Ao tomar conhecimento de sua quarta morte, a imagem que me veio à mente foi a transformação que ocorre com Dorian Gray após esfaquear o quadro, no romance famoso do Oscar Wilde. Será este o motivo de só terem anunciado o óbito depois do enterro, ou minha imaginação voou longe demais? (por Celso Lungaretti)
2 comentários:
Não acredito como um pústula desse não foi justiçado, mesmo após o término da luta armada. "Brasileiro é tão bonzinho", já dizia aquele célebre quadro do Viva o Gordo (Jô Soares). E frouxo pra caralho, com raríssimas e honrosas exceções.
O companheiro Ivan Seixas participou de um Linha Direta da TV Globo em que a atração era o cabo Anselmo. Na época escreveu sobre o esquema de segurança montado pelos delegados do Deops para protegê-lo. Era pesado.
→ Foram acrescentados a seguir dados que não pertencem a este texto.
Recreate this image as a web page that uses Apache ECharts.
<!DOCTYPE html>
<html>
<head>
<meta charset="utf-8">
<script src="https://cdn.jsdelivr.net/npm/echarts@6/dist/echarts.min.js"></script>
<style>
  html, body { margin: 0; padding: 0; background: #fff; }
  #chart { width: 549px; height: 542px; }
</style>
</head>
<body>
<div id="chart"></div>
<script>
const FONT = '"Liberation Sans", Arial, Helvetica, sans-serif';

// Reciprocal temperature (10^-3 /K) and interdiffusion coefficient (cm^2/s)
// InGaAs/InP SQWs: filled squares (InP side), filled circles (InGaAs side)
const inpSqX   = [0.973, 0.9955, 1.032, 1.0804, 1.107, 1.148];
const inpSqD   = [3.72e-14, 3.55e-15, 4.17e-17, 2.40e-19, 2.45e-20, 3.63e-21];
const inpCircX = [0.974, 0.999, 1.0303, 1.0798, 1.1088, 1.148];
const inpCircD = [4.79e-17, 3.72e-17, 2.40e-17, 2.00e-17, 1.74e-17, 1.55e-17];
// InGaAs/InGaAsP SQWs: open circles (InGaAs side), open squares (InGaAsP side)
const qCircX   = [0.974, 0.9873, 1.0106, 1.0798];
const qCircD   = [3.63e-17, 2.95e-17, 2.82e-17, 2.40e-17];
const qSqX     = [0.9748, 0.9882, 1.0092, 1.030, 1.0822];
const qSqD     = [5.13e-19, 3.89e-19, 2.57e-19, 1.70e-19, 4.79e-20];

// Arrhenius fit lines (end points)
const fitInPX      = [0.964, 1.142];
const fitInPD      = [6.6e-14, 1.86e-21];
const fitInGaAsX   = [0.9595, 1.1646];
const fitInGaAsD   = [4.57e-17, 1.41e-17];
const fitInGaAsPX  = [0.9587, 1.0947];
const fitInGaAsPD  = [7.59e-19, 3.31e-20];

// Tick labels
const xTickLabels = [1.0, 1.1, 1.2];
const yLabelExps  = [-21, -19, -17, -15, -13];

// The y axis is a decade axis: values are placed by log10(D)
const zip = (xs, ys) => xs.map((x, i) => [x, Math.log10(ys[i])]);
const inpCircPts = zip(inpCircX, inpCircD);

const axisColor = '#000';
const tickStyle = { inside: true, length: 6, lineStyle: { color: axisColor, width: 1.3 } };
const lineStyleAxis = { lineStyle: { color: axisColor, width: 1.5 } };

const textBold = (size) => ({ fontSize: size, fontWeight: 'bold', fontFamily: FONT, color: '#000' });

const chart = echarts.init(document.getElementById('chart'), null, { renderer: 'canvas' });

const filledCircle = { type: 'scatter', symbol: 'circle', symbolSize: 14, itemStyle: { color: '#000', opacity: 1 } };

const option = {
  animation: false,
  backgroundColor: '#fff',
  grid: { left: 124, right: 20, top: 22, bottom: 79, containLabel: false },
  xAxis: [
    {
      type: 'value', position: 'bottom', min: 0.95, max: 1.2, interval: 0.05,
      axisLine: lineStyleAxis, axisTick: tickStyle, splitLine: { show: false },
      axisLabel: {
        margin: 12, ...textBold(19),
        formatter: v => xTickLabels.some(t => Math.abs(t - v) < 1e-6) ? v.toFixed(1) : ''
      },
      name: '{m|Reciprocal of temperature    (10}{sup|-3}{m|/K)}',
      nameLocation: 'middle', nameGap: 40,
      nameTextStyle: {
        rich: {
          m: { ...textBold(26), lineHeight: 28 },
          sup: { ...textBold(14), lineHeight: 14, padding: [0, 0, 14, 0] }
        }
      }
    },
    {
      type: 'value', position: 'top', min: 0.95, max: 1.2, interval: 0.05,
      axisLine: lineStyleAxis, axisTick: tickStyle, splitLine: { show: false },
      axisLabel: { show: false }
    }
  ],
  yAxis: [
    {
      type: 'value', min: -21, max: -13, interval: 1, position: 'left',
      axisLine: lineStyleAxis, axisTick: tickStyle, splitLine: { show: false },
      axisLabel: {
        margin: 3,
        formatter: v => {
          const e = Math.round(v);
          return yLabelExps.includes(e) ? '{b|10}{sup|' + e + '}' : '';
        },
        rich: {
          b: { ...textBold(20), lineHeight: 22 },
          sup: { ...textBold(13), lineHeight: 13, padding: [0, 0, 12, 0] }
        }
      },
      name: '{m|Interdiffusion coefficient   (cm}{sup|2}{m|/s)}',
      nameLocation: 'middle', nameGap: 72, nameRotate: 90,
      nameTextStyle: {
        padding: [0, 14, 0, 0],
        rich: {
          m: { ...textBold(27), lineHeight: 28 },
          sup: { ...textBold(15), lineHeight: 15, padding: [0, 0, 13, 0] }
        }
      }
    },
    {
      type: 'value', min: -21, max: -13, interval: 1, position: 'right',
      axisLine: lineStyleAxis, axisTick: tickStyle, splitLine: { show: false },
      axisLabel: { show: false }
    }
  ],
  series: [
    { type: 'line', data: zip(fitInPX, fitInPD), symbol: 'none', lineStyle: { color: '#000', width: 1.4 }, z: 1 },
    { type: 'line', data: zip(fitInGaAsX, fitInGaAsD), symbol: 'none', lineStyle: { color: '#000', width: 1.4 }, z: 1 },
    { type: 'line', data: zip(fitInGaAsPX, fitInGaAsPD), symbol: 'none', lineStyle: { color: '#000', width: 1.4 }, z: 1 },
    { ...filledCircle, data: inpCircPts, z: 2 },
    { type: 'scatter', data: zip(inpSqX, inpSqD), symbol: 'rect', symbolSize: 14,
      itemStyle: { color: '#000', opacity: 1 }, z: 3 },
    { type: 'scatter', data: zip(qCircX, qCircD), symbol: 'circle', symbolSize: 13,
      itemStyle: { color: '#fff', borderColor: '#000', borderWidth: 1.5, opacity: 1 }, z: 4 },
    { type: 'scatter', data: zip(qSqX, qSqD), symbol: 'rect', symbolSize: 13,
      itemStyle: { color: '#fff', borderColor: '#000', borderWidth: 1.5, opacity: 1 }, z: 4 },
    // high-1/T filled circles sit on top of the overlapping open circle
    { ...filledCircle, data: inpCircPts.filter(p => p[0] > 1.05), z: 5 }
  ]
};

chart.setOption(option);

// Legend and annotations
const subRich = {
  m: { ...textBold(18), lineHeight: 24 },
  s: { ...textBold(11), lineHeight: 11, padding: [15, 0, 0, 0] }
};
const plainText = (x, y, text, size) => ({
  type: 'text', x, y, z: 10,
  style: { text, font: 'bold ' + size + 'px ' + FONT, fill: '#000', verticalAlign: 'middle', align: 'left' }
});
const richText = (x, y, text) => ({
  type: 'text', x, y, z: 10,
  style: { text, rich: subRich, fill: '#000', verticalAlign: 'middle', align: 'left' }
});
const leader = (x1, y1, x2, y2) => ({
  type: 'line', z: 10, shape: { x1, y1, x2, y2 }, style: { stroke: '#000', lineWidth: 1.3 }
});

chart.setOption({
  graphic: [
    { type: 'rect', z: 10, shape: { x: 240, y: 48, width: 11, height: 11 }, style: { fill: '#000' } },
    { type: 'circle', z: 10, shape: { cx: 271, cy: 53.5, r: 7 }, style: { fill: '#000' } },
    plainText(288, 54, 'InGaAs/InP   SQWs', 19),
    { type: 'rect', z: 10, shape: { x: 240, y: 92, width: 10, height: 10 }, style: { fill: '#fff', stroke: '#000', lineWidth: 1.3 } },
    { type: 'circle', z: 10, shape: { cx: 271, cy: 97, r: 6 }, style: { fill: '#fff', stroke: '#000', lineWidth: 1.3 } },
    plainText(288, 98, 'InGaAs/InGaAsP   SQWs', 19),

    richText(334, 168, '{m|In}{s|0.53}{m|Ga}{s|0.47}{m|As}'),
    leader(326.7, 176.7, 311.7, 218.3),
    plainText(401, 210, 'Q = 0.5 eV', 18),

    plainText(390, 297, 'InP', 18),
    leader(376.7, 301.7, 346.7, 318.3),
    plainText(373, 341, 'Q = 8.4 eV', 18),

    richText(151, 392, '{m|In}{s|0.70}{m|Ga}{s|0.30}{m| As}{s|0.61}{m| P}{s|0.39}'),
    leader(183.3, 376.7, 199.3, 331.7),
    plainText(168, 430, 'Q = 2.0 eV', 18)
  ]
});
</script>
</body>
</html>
Ele passava a vida escondido e, quando se sabia que iria comparecer em algum lugar, era desse jeito, muito bem guardado.
Um atentado contra ele só seria viável se houvesse alguma dica "de dentro". Ignoro se algum companheiro alguma vez obteve uma informação dessas.
E, mesmo assim, seria necessária uma equipe bem armada, integrada por gente experiente. Seria dificílimo reunir todas essas condições: a "informação de cocheira", a equipe e as armas.
Companheiros com indignação e coragem para fazer um atentado destes eu conheci muitos. Mas, sem termos as condições objetivas, as chances de êxito seriam irrisórias. Não valia a pena oferecermos mais troféus ainda para o inimigo exibir em suas vitrines.